The leading roller 124 may include a relatively soft material (e.g., soft bristles, fabric, felt, nap or pile) arranged in a pattern (e.g., a spiral pattern) to facilitate capturing debris, as will be described in greater detail below. The leading roller 124 may be selected to be substantially softer than that of the brush roll 122. The softness, length, diameter, arrangement, and resiliency of the bristles and/or pile of the leading roller 124 may be selected to form a seal with a hard surface (e.g., but not limited to, a hard wood floor, tile floor, laminate floor, or the like), whereas the bristles of the brush roll 122 may selected to agitate carpet fibers or the like. For example, the leading roller 124 may be at least 25% softer than the brush roll 122, alternatively the leading roller 124 may be at least 30% softer than the brush roll 122, alternatively the leading roller 124 may be at least 35% softer than the brush roll 122, alternatively the leading roller 124 may be at least 40% softer than the brush roll 122, alternatively the leading roller 124 may be at least 50% softer than the brush roll 122, alternatively the leading roller 124 may be at least 60% softer than the brush roll 122. Softness may be determined, for example, based on the pliability of the bristles or pile being used.
The size and shape of the bristles and/or pile may be selected based on the intended application. For example, the leading roller 124 may include bristles and/or pile having a length of between 5 to 15 mm (e.g., 7 to 12 mm) and may have a diameter of 0.01 to 0.04 mm (e.g., 0.01-0.03 mm). According to one embodiment, the bristles and/or pile may have a length of 9 mm and a diameter of 0.02 mm. The bristles and/or pile may have any shape. For example, the bristles and/or pile may be linear, arcuate, and/or may have a compound shape. According to one embodiment, the bristles and/or pile may have a generally U and/or Y shape. The U and/or Y shaped bristles and/or pile may increase the number of points contacting the floor surface 10, thereby enhancing sweeping function of leading roller 124. The bristles and/or pile may be made on any material such as, but not limited to, Nylon 6 or Nylon 6/6.
Optionally, the bristles and/or pile of leading roller 124 may be heat treated, for example, using a post weave heat treatment. The heat treatment may increase the lifespan of the bristles and/or pile of the leading roller 124. For example, after weaving the fibers and cutting the velvet into rolls, the velvet may be rolled up and then run through a steam rich autoclave making the fibers/bristles more resilient fibers.
The leading roller 124 may have an outside diameter Dlr that is smaller than the outside diameter Dbr of the brush roll 122. For example, the diameter Dlr may be greater than zero and less than or equal to 0.8 Dbr, greater than zero and less than or equal to 0.7 Dbr, or greater than zero and less than or equal to 0.6 Dbr. According to example embodiments, the diameter Dlr may be in the range of 0.3 Dbr to 0.8 Dbr, in the range of 0.4 Dbr to 0.8 Dbr, in the range of 0.3 Dbr to 0.7 Dbr, or in the range of 0.4 Dbr to 0.7 Dbr.
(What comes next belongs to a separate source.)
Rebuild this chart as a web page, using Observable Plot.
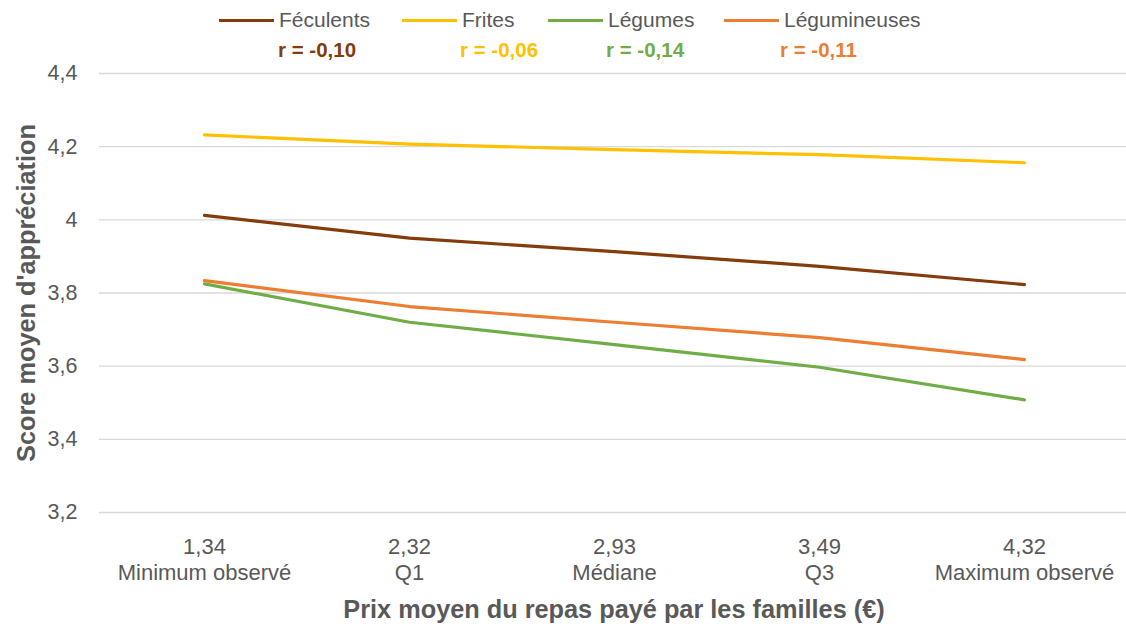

As an illustrative example, the brush roll 122 may have an outside diameter of 48 mm and the leading roller 124 may have an outside diameter of 30 mm. While the leading roller 124 may have an outside diameter Dlr that is smaller than the outside diameter Dbr of the brush roll 122, the brush roll 122 may have bristles that are longer than the bristle and/or pile of the leading roller 122.
Positioning a leading roller 124 (having a diameter Dlr that is smaller than the diameter Dbr of the brush roll 122) in front of the brush roll 122 provides numerous benefits. For example, this arrangement decreases the height of the front side 112 of the surface cleaning head 100 (e.g., the housing 110) from the surface 10 to be cleaned. The decreased height of the front of the surface cleaning head 100 provides a lower profile that allows the surface cleaning head 100 to fit under objects (e.g., furniture and/or cabinets). Moreover, the lower height allows for the addition of one or more light sources 111 (such as, but not limited to, LEDs), while still allowing the surface cleaning head 100 to fit under objects.
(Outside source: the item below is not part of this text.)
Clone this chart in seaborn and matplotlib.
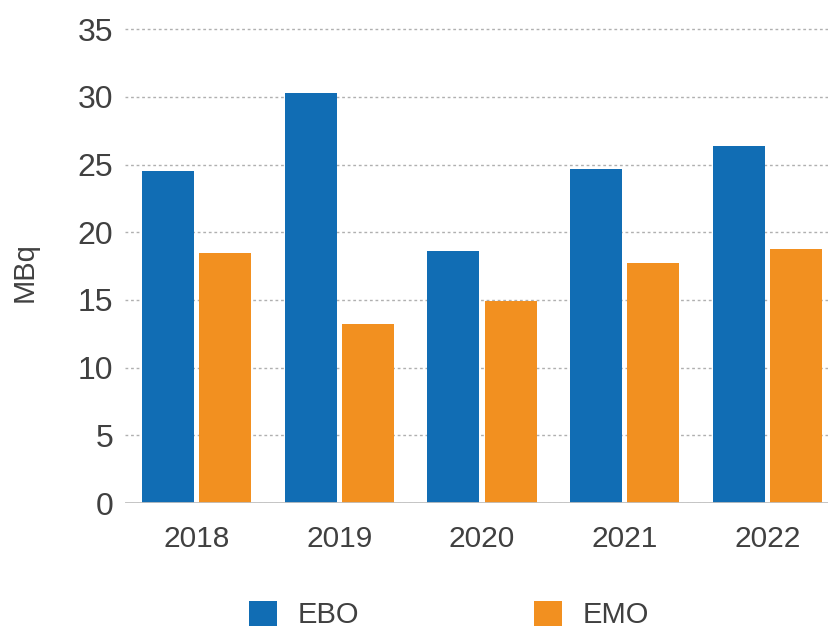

Additionally, the smaller diameter Dlr of the leading roller 124 allows the rotating axis of the leading roller 124 to be placed closer to the front side 112 of the surface cleaning head 100. When rotating, the leading roller 124 forms a generally cylindrical projection having a radius that is based on the overall diameter of the leading roller 124. As the diameter of the leading roller 124 decreases, the bottom contact surface 140 (
The rotating brush roll 122 may be coupled to an electrical motor (either AC or DC) to cause the rotating brush roll 122 to rotate about the first rotating axis. The rotating brush roll may be coupled to the electrical motor by way of a gears and/or drive belts. The leading roller 124 may be driven from the same drive mechanism used to drive the rotating brush roll 122 or a separate drive mechanism. An example of the drive mechanism is described in U.S. patent application Ser. No. 15/331,045, filed Oct. 21, 2016, which is incorporated herein by reference. Other drive mechanisms are possible and within the scope of the present disclosure.
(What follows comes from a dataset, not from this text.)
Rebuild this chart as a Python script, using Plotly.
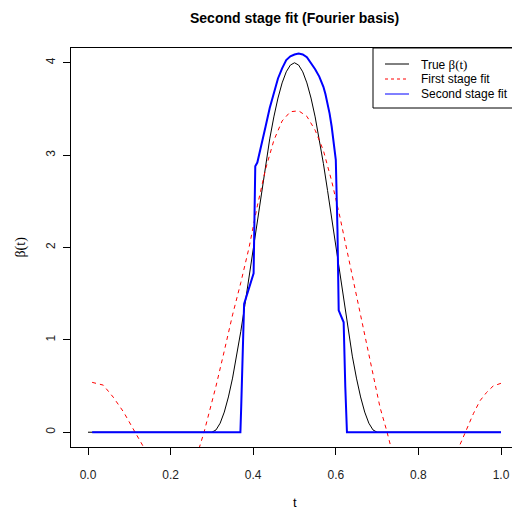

In at least one embodiment, the brush roll 122 and the leading roller 124 rotate in the same direction directing debris toward the suction conduit 128, for example, counter clockwise as shown in
As shown in
According to some embodiments, as shown in
One or both of the leading roller 124 and the brush roll 122 may be removable. The leading roller 124 may be removably coupled to the housing 110 of the surface cleaning head 100. For example, a portion of the housing 110 (such as, but not limited to, a portion of the left and/or right side 116a, 116b) may be removably/hingedly coupled thereto. To remove the leading roller 124, the removable portion may be unsecured/uncoupled from the rest of the housing 110, thereby allowing the leading roller 124 to disengage from a drive wheel and allowing the leading roller 124 to be removed from the leading roller chamber 126. Other ways of removably coupling the leading roller 124 within the housing 110 are also possible and within the scope of the present disclosure.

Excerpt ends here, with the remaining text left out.